Child Growth Charts—Just Another Means of Making Parents Feel Like Doofuses

10/07/2009

It's a universal law of siblings that if one likes a particular food, the other detests it. My three-year-olds are no exception.


This makes preparing any meal for them a complex mathematical equation, and I'm no math genius. Just ask my friends. Ever since I lost my tip-calculator cheat-sheet, I'm a wreck when the restaurant check comes.


But there I stand in the kitchen each night at dinner time. Head on the fridge. Calculating.


"Now, let's see. If I give them carrots, Punk will eat them but not T-Rex. Better throw in corn or T-Rex won't get a vegetable. Wait. Last time he didn't eat his corn. Crud. Well, they both like hot dogs. If I put sauerkraut on there, that would count as a vegetable, right? What am I thinking? No WAY either of them would eat sauerkraut. Plus Punk doesn't like the bun. Or ketchup directly on the wiener. Has to be on the side…."


It goes on like this until I finally hit a combo that will render each kid roughly enough food. Then I act fast, before I forget it.


But if one of them throws off my equation—like Punk did last night when he sent back his chicken and strawberries, yes, strawberries!—it sends me into a tizzy.


I'm all: Oh no, he didn't get his protein, or his fruit, or his vegetable. He's going to be malnourished. He's going to get rickets or something. Maybe scurvy. Or worse, pellagra. Like that case I read about in Deadly Medical Mysteries, where orphans down South went crazy and spasmodic from lack of niacin.

 
Oh Lord, has Punk got a niacin deficiency? He’s losing more baby fat every day. Aside from the old-man potbelly, he's getting downright skeletal. Any minute Child Services is going to haul me off for starving my child.


But the real test comes in the pediatrician's office, when they drag out those height/weight charts with all the percentiles showing how your kid relates to the norm. You know the ones with the tiny sets of numbers down both sides and a bunch of squiggly lines in between.


One glance, and I get flashbacks to the part of high school geometry where they lost me. And then the pediatrician jabs her finger somewhere in the jumble and declares, "Your kid is right THERE."


I'm sorry, where?


All these charts do is confuse the pants off most parents, who, according to a recent study, are apparently as math-challenged as I am. Only a third of parents in the study could accurately pinpoint their kid's age, weight, and percentile on the charts.

 
And there's another big problem. The charts fuel what I call parental inadequacy and slacker-phobia syndrome (PISS)—a constant, maddening fear that your poor parenting is causing your child to fall behind.

Extreme sufferers will resort to bribing whoever they can to get their kids into a Cadillac pre-K with Spanish immersion. Otherwise, their kid will surely never graduate junior high.


And these growth charts? These growth charts only perpetuate PISS. Sitting in the pediatrician's office, I tell her, "Look, just give me the quick translation. Are my kids above normal? Below normal? What?"

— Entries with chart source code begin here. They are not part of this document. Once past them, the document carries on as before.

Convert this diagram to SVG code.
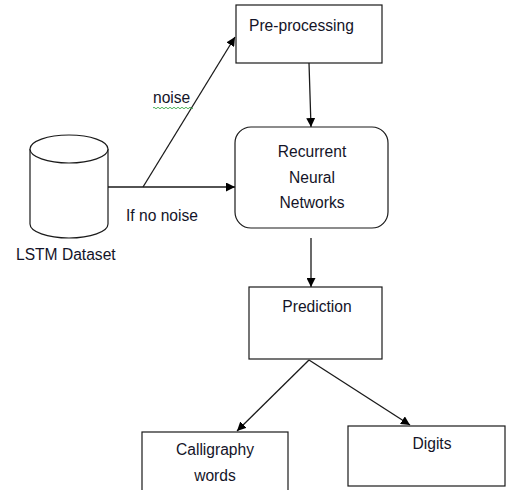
<svg xmlns="http://www.w3.org/2000/svg" width="506" height="490" viewBox="0 0 506 490">
  <style>
    .box { fill: #fff; stroke: #1a1a1a; stroke-width: 1.2; }
    .edge { fill: none; stroke: #1a1a1a; stroke-width: 1.3; }
    .lbl { font-family: "Liberation Sans", Arial, sans-serif; font-size: 15.6px; fill: #141428; }
    .mid { text-anchor: middle; }
  </style>
  <defs>
    <marker id="arrow" viewBox="0 0 10 10" refX="10" refY="5" markerWidth="9" markerHeight="9" markerUnits="userSpaceOnUse" orient="auto">
      <path d="M0,0 L10,5 L0,10 Z" fill="#000"/>
    </marker>
  </defs>

  <rect width="506" height="490" fill="#fff"/>

  <!-- connectors -->
  <g id="connectors">
    <line class="edge" x1="108" y1="187" x2="235" y2="187" marker-end="url(#arrow)"/>
    <line class="edge" x1="143" y1="187" x2="235" y2="37" marker-end="url(#arrow)"/>
    <line class="edge" x1="309" y1="63" x2="311" y2="127" marker-end="url(#arrow)"/>
    <line class="edge" x1="311" y1="238" x2="311" y2="287" marker-end="url(#arrow)"/>
    <line class="edge" x1="309" y1="360" x2="237" y2="431" marker-end="url(#arrow)"/>
    <line class="edge" x1="309" y1="360" x2="410" y2="425" marker-end="url(#arrow)"/>
    <text class="lbl" x="153" y="103">noise</text>
    <path d="M153,108 q1,-1.5 2,0 t2,0 t2,0 t2,0 t2,0 t2,0 t2,0 t2,0 t2,0 t2,0 t2,0 t2,0 t2,0 t2,0 t2,0 t2,0 t2,0 t2,0 t2,0 t2,0" fill="none" stroke="#3aa84a" stroke-width="0.9"/>
    <text class="lbl" x="126" y="221">If no noise</text>
  </g>

  <!-- data store -->
  <g id="lstm-dataset">
    <path class="box" d="M30,149 L30,224 A39,14 0 0 0 108,224 L108,149"/>
    <ellipse class="box" cx="69" cy="149" rx="39" ry="14"/>
    <text class="lbl" x="16" y="260">LSTM Dataset</text>
  </g>

  <g id="pre-processing">
    <rect class="box" x="236" y="5" width="146" height="58"/>
    <text class="lbl" x="249" y="31">Pre-processing</text>
  </g>

  <g id="rnn">
    <rect class="box" x="235" y="127" width="153" height="101" rx="16" ry="16"/>
    <text class="lbl mid" x="312" y="157">Recurrent</text>
    <text class="lbl mid" x="312" y="183">Neural</text>
    <text class="lbl mid" x="312" y="208">Networks</text>
  </g>

  <g id="prediction">
    <rect class="box" x="249" y="287" width="133" height="72"/>
    <text class="lbl mid" x="317" y="312">Prediction</text>
  </g>

  <g id="calligraphy">
    <rect class="box" x="142" y="432" width="146" height="70"/>
    <text class="lbl mid" x="215" y="455">Calligraphy</text>
    <text class="lbl mid" x="215" y="481">words</text>
  </g>

  <g id="digits">
    <rect class="box" x="348" y="426" width="157" height="60"/>
    <text class="lbl mid" x="432" y="449">Digits</text>
  </g>
</svg>
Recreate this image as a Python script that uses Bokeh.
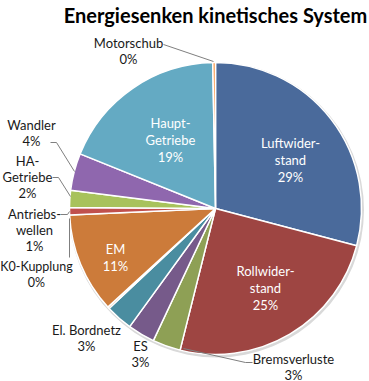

She won't give me a straight answer.


"Punk is above the 95th percentile for height, 75th to 90th for weight," she says, impassively. "T-Rex is in the 50th percentile for height, 50th to 75th for weight."


"But what does this mean? Is Punk going to be some sort of towering giant? And his weight is way lower. Should I be feeding him loads of cheesy grits or something? Not that he'd eat them."


"And T-Rex? Why is he so much shorter? Is it the asthma treatments? Don't those steroids stunt growth? It's because he doesn't eat his mac 'n cheese or red beans isn't it? Punk always does. I mean it's great that T-Rex likes strawberries, but where's he getting his protein, you know?"


The pediatrician just looks at me.


Stoic.


"The growth charts indicate that both your kids are on a normal growth track relative to their previous readings and the norms for their age group," she parrots.


There's the rub. She just summed up my whole issue with growth charts.


These measures weren't intended to be a PISS-inducing, standardized-test-like gauge of how your kid stacks up. They're meant to guide doctors on whether your kid's individual growth is standard, helping them ensure there isn't a huge discrepancy between height and weight, for example, or a sudden leveling off in height.


So my question is, why even show them to parents? Just tell parents what they need to know: that their kid is or is not growing normally. Done.


Parents already suffer enough neuroses about their children's development. And now we have Web sites out there exploiting the growth-chart paranoia; one site, which I won't name, uses the measures to peddle human growth hormone.


Kid too short? Buy our product.


Blagh.


I, for one, am going to forget I ever heard of these wretched charts. Just doing my daily number crunching on which kid will eat what is math enough for me.


Bridget Murray Law, aka cyberchondriac, is a writer, health site freak, green-challenged (but trying), over-cluttered-and-attempting-to-purge mother of toddler twin boys. She is nuts about rare shrubs but lives in the city.